Data supplied:

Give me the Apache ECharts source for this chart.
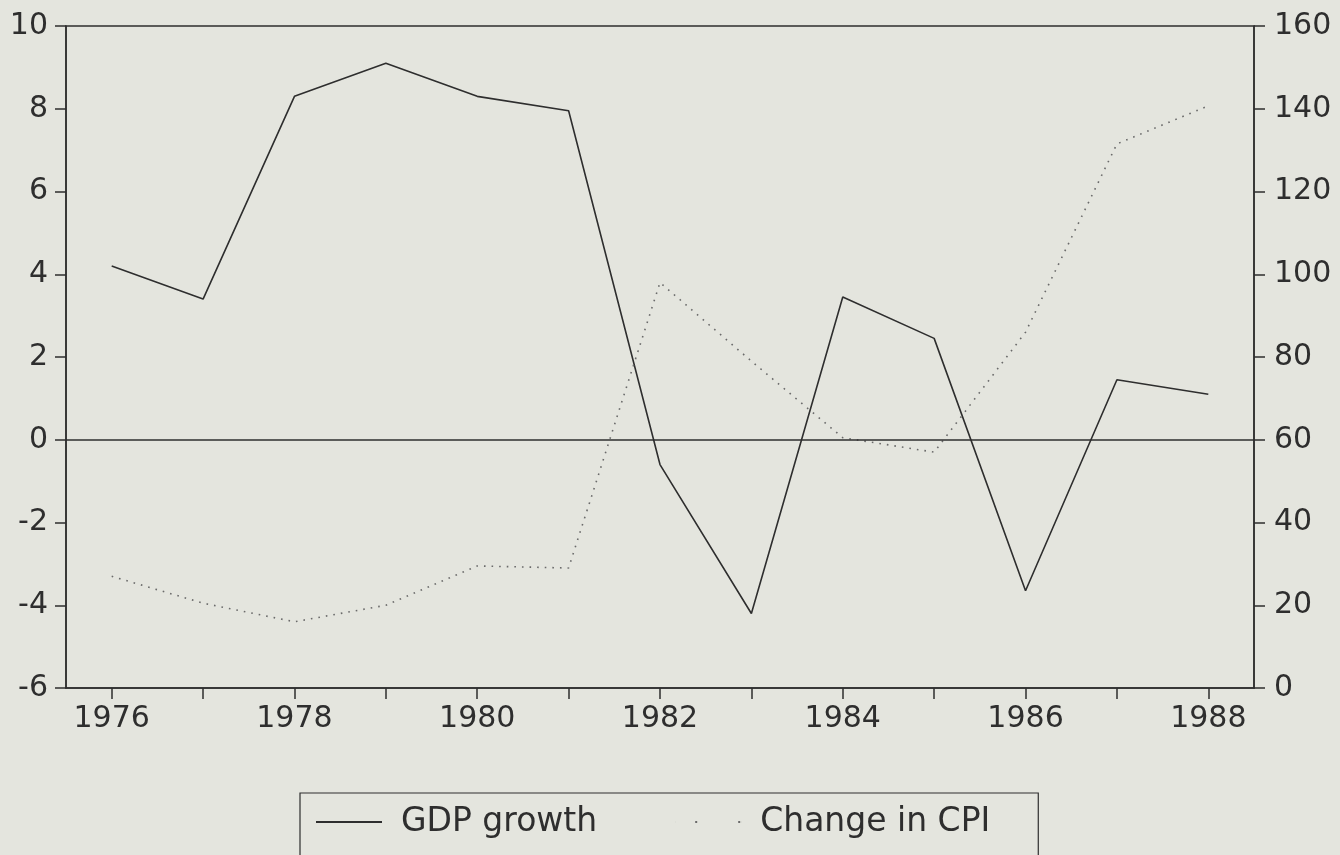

...

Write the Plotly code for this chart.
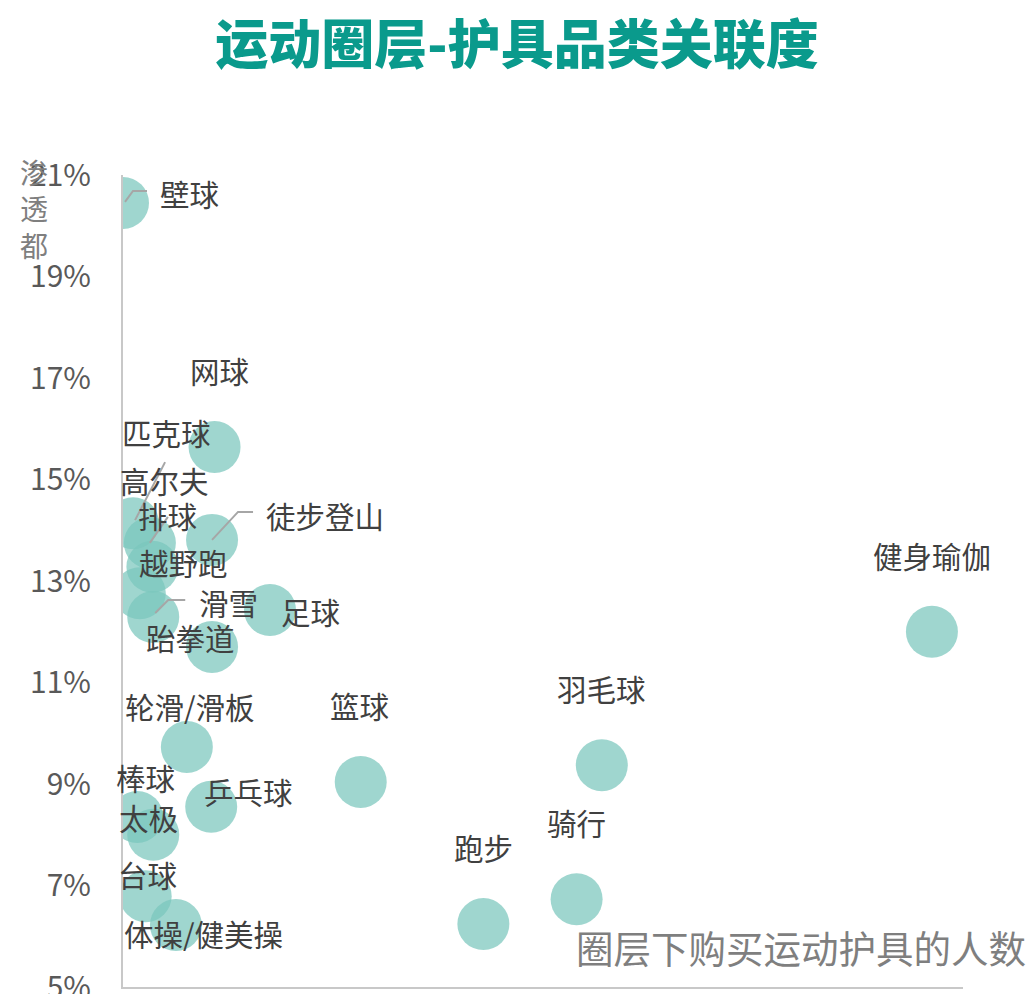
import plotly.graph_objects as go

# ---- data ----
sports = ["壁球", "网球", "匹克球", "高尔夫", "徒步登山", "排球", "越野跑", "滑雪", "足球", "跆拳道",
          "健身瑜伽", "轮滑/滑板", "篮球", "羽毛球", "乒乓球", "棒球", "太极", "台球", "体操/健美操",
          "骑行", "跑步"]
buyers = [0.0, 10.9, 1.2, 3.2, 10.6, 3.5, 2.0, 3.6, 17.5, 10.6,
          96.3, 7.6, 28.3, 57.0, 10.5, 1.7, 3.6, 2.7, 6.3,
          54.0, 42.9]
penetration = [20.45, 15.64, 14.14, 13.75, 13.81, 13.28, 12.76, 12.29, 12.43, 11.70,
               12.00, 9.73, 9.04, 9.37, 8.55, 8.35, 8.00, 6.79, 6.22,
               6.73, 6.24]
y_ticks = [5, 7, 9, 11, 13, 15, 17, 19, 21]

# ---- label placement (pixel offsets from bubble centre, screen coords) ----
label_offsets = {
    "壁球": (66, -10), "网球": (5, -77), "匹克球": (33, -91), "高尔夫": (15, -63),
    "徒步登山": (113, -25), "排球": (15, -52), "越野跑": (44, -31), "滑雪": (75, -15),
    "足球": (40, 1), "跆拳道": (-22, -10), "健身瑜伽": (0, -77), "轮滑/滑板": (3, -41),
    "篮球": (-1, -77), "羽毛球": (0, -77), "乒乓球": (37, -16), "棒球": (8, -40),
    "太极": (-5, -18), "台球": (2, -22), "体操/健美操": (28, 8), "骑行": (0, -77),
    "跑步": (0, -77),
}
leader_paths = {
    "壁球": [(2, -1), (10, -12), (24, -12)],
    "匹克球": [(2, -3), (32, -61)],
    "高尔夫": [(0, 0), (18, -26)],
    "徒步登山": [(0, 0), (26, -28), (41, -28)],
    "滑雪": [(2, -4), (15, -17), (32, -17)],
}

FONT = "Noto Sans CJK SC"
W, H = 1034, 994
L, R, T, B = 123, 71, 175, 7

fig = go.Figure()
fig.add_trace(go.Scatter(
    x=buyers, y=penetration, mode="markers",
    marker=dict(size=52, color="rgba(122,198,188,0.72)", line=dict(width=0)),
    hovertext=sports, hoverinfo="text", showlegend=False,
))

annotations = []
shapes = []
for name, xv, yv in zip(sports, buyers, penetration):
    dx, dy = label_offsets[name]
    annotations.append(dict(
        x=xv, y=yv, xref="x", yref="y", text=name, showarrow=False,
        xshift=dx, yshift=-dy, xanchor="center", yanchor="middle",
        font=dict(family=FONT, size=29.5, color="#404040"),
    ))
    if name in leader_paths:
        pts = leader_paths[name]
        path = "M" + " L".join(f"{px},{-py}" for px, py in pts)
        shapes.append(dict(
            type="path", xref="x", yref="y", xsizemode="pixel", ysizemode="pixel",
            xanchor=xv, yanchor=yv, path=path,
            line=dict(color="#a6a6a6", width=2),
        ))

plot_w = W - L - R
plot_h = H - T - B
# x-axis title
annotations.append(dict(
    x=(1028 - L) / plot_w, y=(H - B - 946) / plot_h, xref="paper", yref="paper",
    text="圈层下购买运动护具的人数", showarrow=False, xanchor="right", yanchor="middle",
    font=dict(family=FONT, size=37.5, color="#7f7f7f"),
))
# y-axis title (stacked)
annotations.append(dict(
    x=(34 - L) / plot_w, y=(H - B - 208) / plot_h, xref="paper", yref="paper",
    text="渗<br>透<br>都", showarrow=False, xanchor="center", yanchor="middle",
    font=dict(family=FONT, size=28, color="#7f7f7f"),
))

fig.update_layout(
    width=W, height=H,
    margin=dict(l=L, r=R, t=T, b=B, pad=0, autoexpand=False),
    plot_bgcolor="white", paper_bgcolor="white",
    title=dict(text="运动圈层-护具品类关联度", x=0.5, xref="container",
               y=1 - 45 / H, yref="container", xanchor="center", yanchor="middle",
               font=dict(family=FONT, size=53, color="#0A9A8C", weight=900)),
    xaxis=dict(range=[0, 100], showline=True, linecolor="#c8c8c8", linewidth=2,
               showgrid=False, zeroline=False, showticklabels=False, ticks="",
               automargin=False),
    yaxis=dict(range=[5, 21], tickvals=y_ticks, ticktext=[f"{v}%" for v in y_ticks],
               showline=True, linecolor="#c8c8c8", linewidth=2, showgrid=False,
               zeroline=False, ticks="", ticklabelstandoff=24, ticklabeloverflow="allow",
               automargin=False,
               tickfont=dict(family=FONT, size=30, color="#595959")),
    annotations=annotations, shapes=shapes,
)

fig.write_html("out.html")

Short problem:
Copy all lines above containing the string "this".

Complete answer:
Give me the Apache ECharts source for this chart.
Write the Plotly code for this chart.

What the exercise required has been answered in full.